Dude, this sounds awesome. Even the vomiting part sounds fun. Where do I sign up?
you might want to ask us europeans for some trip advice next time, don't let the dark side of the jamon overturn you.
It's not a Hotel, it's a Hostel.
@Kendra:
And if crappy movies are to believed we know what kind of psychotic death wish you have to have to stay in one of those places.
Dude, the REAL Zombies are in the STRIP MALLS!
Safe trip home - try these...[gizmodo.com]
If you're already sick and tired, based on this post, these may act as nasea-cancelling devices!
That dude with the Sony Xperia cursed you for touching his unit.
That looks like a GREAT place to stay...! do you have the details per chance? cheers. Actually there are LOTS of very cheap guesthouses to stay in in Barcelona, REALLY cheap, but pretty sleazy... and of course they often only speak Spanish...
Come to think of it, how come you didn't travel using coachsurfer?
So they just have the one light, eh? Were there just stone walls? Nuns? ZOMBIE nuns?
@nutbastard:
"Just alternate xanax and ritalin every 12 hours - you'll be fine."
Ritalin causes hallucinations of little pink Christina Aguilera bugs.

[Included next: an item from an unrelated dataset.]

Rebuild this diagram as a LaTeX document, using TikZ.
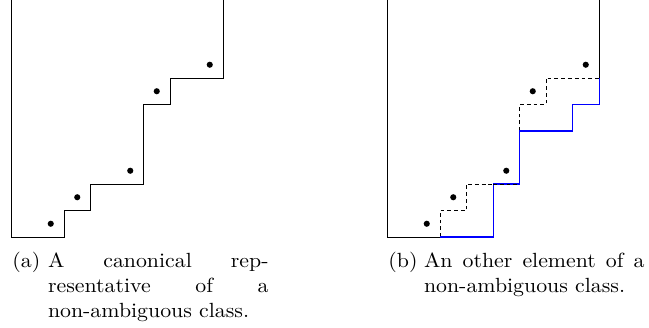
\documentclass[tikz,border=0pt]{standalone}
\begin{document}
\begin{tikzpicture}[x=0.4878pt,y=0.4878pt,
  edge/.style={line width=0.42pt,black},
  dashedge/.style={line width=0.42pt,black,dash pattern=on 1.85pt off 1.45pt},
  blueedge/.style={line width=0.5pt,blue},
  pt/.style={circle,fill=black,inner sep=0pt,minimum size=3pt},
  captxt/.style={inner sep=0pt,xscale=1.065,transform shape,anchor=base west}]
\useasboundingbox (0,0) rectangle (649,327);
% ---------- (a) ----------
\begin{scope}[shift={(11,90)},x=12.927pt,y=12.927pt]
  \coordinate (aT) at (0,8.95);
  \coordinate (aO) at (0,0);
  \coordinate (aE) at (8,8.95);
  \draw[edge] (aT) -- (aO) -- (2,0) -- (2,1) -- (3,1) -- (3,2) -- (5,2) -- (5,5) -- (6,5) -- (6,6) -- (8,6) -- (aE);
  \node[pt] (a1) at (1.5,0.5) {};
  \node[pt] (a2) at (2.5,1.5) {};
  \node[pt] (a3) at (4.5,2.5) {};
  \node[pt] (a4) at (5.5,5.5) {};
  \node[pt] (a5) at (7.5,6.5) {};
\end{scope}
% ---------- (b) ----------
\begin{scope}[shift={(387,90)},x=12.927pt,y=12.927pt]
  \coordinate (bT) at (0,8.95);
  \coordinate (bO) at (0,0);
  \coordinate (bS) at (2,0);
  \coordinate (bF) at (8,6);
  \coordinate (bE) at (8,8.95);
  \draw[edge] (bT) -- (bO) -- (bS);
  \draw[edge] (bF) -- (bE);
  \draw[dashedge] (bS) -- (2,1) -- (3,1) -- (3,2) -- (4,2);
  \draw[dashedge] (5,4) -- (5,5) -- (6,5) -- (6,6) -- (bF);
  \draw[blueedge] (bS) -- (4,0) -- (4,2) -- (5,2) -- (5,4) -- (7,4) -- (7,5) -- (8,5) -- (bF);
  \draw[dashedge] (4,2) -- (5,2);
  \node[pt] (b1) at (1.5,0.5) {};
  \node[pt] (b2) at (2.5,1.5) {};
  \node[pt] (b3) at (4.5,2.5) {};
  \node[pt] (b4) at (5.5,5.5) {};
  \node[pt] (b5) at (7.5,6.5) {};
\end{scope}
% ---------- captions ----------
\node[captxt] (capa) at (12,59) {\makebox[16.3pt][l]{(a)}\parbox[t]{101pt}{A canonical rep-\linebreak resentative of a\linebreak non-ambiguous class.}};
\node[captxt] (capb) at (388,59) {\makebox[16.3pt][l]{(b)}\parbox[t]{101pt}{An other element of a\linebreak non-ambiguous class.}};
\end{tikzpicture}
\end{document}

sure, if you book late what can you expect? How about going to Sitges. You can take the train (30. minutes to barcelona) and I am sure you can find something for much less. Bad luck you have!
Sorry you're illin. Good eye though man. Looks like they used that exact monastery for the game.
One word, Turista.
No, another one: Guiri.
BTW, I'm sure he got sick after hearing a speech of Zapatero.
BTW Madrid is the same. I had to move every day from hotel to hotel because (their excuse) they had sold out all the rooms. Each one was increasing Euros every night. I believe they dont see you as a costumer, they see you as a victim.
Enjoy the stay sir!
buddy next time ask around, i would've rent you a room at my place in barcelona for much much much less!
BLAM: Metoclopramide hydrochloride (Maxolon) is any travellers best friend, and in some places it's over the counter.
I never leave home without it.
@Z: Some europeans should get reading and comprehension lessons.
@Kendra: no, it was a three star hotel. Pretty cool too, but lost in the mountains.
@ecobore: I would rather fight with zombies than with cockroaches.
@Jesus Diaz: What do you mean by that? :D
How the hell did you remember all that shit?
Did you video tape it like Blair Witch Project?